RECORDS FOR THE EXERCISE:
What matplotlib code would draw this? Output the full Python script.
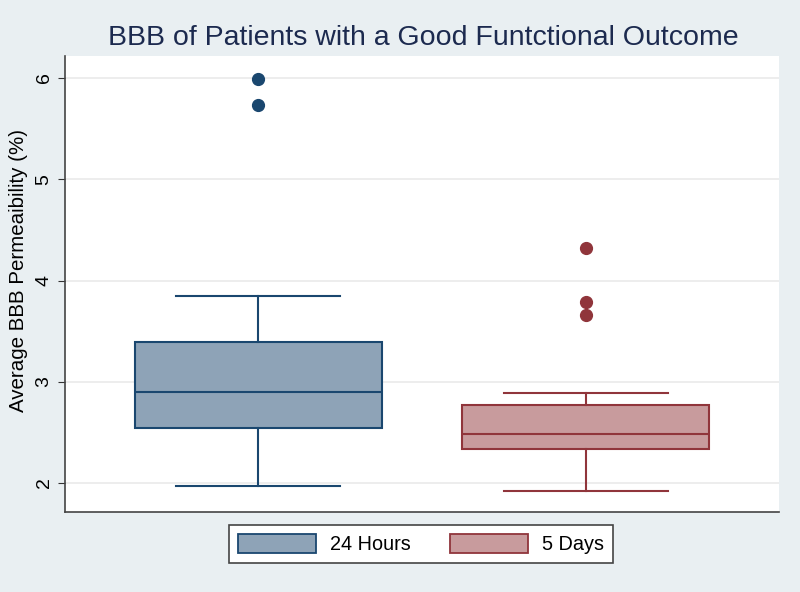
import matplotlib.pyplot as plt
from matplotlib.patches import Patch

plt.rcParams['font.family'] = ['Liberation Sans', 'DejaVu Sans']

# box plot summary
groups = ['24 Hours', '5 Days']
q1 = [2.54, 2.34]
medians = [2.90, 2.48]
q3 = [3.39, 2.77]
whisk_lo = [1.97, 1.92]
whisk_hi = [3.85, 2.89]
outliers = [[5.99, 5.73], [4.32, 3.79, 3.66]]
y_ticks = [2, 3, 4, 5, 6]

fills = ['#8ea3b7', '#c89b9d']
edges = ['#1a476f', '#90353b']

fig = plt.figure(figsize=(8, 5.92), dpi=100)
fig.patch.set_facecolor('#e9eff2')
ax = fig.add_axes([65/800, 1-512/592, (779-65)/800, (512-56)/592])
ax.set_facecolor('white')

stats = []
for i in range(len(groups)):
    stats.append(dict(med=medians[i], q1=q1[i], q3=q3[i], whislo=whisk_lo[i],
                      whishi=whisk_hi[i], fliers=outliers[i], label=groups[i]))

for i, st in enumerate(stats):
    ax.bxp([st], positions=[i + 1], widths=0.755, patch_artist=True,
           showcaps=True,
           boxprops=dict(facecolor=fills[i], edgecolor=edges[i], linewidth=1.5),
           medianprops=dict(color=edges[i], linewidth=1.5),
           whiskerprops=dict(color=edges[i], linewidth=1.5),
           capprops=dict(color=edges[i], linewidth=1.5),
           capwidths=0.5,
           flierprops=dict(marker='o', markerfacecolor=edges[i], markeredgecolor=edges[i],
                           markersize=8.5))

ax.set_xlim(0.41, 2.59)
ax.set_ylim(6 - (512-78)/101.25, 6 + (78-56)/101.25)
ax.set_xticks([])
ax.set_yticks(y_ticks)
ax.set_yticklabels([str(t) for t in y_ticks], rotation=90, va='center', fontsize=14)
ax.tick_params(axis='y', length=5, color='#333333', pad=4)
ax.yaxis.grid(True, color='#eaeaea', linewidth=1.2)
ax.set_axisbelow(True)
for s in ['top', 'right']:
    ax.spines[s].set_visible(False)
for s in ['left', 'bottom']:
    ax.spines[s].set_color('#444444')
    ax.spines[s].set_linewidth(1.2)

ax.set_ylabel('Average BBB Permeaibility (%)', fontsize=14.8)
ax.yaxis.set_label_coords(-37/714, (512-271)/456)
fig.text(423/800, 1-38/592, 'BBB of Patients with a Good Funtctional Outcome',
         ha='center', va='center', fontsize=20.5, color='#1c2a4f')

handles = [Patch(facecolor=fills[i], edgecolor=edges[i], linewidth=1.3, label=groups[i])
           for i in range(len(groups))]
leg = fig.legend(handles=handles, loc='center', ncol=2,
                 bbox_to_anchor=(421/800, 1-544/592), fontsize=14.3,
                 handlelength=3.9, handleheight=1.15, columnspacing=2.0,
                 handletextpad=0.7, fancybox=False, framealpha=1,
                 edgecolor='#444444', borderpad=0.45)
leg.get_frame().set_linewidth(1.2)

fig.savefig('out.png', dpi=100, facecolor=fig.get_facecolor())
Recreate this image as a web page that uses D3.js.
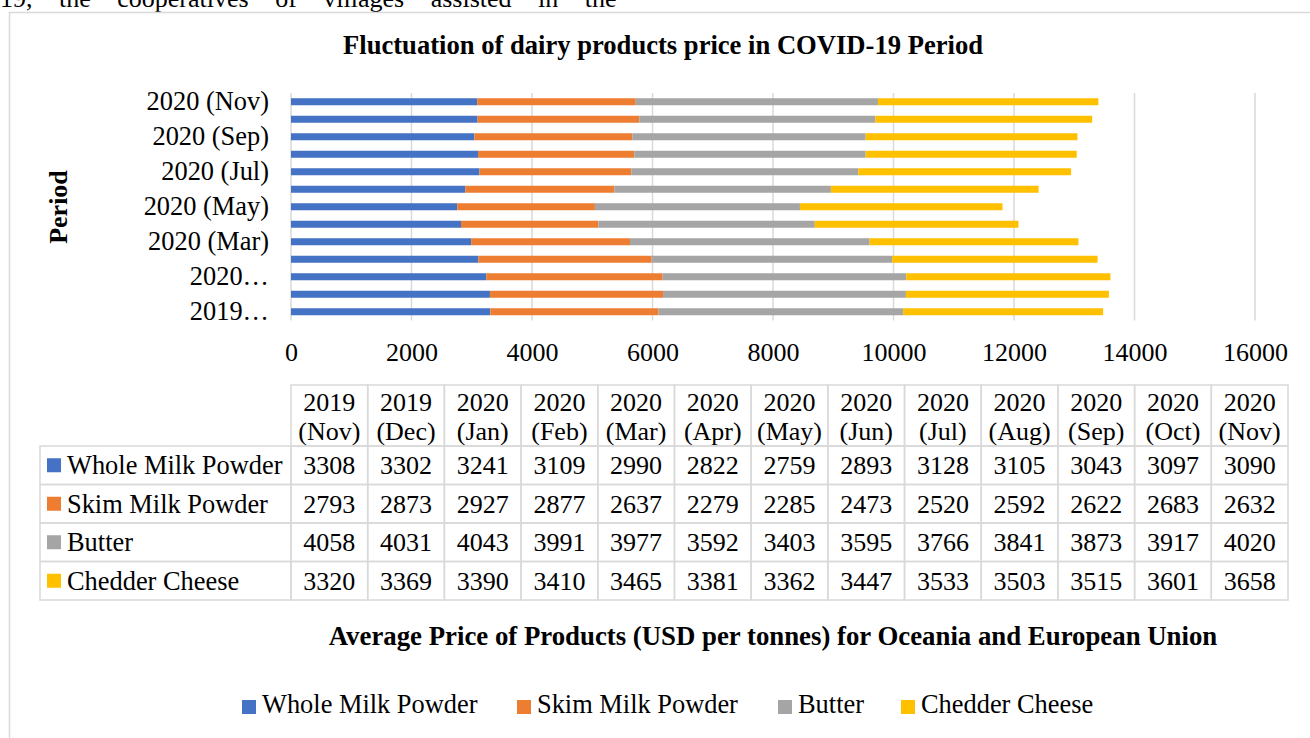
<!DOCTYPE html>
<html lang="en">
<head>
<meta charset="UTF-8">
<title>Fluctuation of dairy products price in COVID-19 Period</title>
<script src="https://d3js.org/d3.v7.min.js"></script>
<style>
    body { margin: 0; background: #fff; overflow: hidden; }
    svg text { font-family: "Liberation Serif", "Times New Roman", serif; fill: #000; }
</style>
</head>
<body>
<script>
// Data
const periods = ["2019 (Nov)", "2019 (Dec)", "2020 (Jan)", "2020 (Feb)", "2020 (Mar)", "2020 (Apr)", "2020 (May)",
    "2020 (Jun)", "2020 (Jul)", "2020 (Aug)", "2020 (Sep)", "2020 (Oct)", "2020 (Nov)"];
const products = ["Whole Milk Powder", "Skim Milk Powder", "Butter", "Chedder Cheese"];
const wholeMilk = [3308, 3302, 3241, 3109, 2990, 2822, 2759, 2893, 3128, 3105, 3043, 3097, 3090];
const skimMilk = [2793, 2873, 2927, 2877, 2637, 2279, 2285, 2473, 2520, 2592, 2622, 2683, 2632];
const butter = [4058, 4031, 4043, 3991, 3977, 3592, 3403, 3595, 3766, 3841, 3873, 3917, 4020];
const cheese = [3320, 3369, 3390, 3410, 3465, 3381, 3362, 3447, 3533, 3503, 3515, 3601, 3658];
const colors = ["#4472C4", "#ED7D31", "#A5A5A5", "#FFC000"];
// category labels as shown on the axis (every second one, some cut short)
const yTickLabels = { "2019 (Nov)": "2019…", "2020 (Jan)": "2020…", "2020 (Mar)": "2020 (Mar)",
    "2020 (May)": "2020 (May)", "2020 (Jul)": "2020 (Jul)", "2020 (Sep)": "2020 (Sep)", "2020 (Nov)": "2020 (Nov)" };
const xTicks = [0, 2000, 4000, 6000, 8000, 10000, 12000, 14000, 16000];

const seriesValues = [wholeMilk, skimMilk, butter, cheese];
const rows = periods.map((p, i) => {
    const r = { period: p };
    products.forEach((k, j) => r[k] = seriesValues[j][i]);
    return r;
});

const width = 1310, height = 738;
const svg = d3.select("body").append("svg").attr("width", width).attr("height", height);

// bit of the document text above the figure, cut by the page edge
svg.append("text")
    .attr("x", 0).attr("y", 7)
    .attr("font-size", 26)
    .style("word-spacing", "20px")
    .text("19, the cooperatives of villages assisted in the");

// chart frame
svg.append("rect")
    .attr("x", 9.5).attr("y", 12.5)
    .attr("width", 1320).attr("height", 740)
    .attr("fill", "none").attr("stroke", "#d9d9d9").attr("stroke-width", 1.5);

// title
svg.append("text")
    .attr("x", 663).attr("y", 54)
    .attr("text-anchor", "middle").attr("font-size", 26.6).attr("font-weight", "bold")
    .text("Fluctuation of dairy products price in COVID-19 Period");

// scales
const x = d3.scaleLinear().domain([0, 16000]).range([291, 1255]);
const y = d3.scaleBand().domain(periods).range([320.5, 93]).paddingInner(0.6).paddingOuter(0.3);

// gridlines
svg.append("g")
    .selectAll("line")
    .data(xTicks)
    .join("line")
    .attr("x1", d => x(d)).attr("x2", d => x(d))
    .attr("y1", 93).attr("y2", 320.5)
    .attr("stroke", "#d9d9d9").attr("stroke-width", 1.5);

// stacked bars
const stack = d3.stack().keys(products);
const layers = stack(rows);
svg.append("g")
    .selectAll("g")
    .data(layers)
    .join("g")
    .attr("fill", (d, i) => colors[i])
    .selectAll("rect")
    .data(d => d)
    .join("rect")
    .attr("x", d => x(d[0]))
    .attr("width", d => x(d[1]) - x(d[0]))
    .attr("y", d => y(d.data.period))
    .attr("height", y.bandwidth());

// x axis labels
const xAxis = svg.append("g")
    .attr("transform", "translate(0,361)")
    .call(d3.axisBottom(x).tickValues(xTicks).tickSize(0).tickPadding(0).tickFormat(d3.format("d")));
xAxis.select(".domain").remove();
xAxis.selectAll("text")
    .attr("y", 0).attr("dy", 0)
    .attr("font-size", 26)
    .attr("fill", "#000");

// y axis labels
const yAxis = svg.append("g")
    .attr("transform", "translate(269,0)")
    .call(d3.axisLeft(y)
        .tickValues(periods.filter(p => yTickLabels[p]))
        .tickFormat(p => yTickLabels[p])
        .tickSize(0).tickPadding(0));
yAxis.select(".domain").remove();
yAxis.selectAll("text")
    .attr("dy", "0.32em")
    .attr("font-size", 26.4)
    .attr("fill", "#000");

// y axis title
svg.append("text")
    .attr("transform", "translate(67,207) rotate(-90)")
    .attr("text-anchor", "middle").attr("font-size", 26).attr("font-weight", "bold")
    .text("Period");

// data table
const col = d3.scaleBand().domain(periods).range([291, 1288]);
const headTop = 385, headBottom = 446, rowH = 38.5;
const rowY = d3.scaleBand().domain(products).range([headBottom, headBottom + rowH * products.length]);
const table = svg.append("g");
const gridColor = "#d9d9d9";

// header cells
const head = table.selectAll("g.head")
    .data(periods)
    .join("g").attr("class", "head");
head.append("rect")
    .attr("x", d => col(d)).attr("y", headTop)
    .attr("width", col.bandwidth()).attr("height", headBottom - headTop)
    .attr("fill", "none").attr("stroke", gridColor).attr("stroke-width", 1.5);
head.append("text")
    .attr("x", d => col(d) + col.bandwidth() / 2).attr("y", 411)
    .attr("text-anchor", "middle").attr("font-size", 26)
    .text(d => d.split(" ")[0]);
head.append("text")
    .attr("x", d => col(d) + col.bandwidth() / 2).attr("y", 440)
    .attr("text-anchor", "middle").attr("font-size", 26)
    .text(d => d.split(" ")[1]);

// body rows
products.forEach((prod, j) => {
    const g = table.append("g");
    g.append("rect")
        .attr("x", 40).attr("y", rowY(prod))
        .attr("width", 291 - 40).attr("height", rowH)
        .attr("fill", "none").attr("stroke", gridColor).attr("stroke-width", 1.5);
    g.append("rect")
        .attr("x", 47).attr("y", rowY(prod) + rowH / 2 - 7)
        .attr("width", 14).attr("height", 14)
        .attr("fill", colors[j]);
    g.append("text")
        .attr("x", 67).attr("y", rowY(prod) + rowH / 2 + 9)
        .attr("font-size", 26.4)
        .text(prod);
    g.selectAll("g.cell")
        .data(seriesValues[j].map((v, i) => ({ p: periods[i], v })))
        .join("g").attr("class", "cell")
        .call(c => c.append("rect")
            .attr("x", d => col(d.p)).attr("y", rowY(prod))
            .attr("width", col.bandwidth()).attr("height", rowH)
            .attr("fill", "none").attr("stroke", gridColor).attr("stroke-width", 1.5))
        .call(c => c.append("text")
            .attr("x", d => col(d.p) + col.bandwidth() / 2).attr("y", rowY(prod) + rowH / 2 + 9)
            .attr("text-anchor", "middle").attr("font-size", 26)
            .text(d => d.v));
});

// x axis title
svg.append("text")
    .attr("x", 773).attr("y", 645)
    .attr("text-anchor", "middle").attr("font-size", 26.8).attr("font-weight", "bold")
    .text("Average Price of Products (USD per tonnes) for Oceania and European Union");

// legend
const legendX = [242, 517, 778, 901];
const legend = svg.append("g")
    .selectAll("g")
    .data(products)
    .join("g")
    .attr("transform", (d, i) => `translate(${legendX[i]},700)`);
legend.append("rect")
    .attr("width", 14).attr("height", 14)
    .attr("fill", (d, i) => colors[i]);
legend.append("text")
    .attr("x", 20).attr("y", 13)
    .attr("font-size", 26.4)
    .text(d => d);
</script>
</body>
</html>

WHAT IS REQUIRED:
Begin at the top of the material above and output each line exactly, stopping after the line that holds "markersize=8.5))". Leave out pictures.

TASK RESPONSE:
What matplotlib code would draw this? Output the full Python script.
import matplotlib.pyplot as plt
from matplotlib.patches import Patch

plt.rcParams['font.family'] = ['Liberation Sans', 'DejaVu Sans']

# box plot summary
groups = ['24 Hours', '5 Days']
q1 = [2.54, 2.34]
medians = [2.90, 2.48]
q3 = [3.39, 2.77]
whisk_lo = [1.97, 1.92]
whisk_hi = [3.85, 2.89]
outliers = [[5.99, 5.73], [4.32, 3.79, 3.66]]
y_ticks = [2, 3, 4, 5, 6]

fills = ['#8ea3b7', '#c89b9d']
edges = ['#1a476f', '#90353b']

fig = plt.figure(figsize=(8, 5.92), dpi=100)
fig.patch.set_facecolor('#e9eff2')
ax = fig.add_axes([65/800, 1-512/592, (779-65)/800, (512-56)/592])
ax.set_facecolor('white')

stats = []
for i in range(len(groups)):
    stats.append(dict(med=medians[i], q1=q1[i], q3=q3[i], whislo=whisk_lo[i],
                      whishi=whisk_hi[i], fliers=outliers[i], label=groups[i]))

for i, st in enumerate(stats):
    ax.bxp([st], positions=[i + 1], widths=0.755, patch_artist=True,
           showcaps=True,
           boxprops=dict(facecolor=fills[i], edgecolor=edges[i], linewidth=1.5),
           medianprops=dict(color=edges[i], linewidth=1.5),
           whiskerprops=dict(color=edges[i], linewidth=1.5),
           capprops=dict(color=edges[i], linewidth=1.5),
           capwidths=0.5,
           flierprops=dict(marker='o', markerfacecolor=edges[i], markeredgecolor=edges[i],
                           markersize=8.5))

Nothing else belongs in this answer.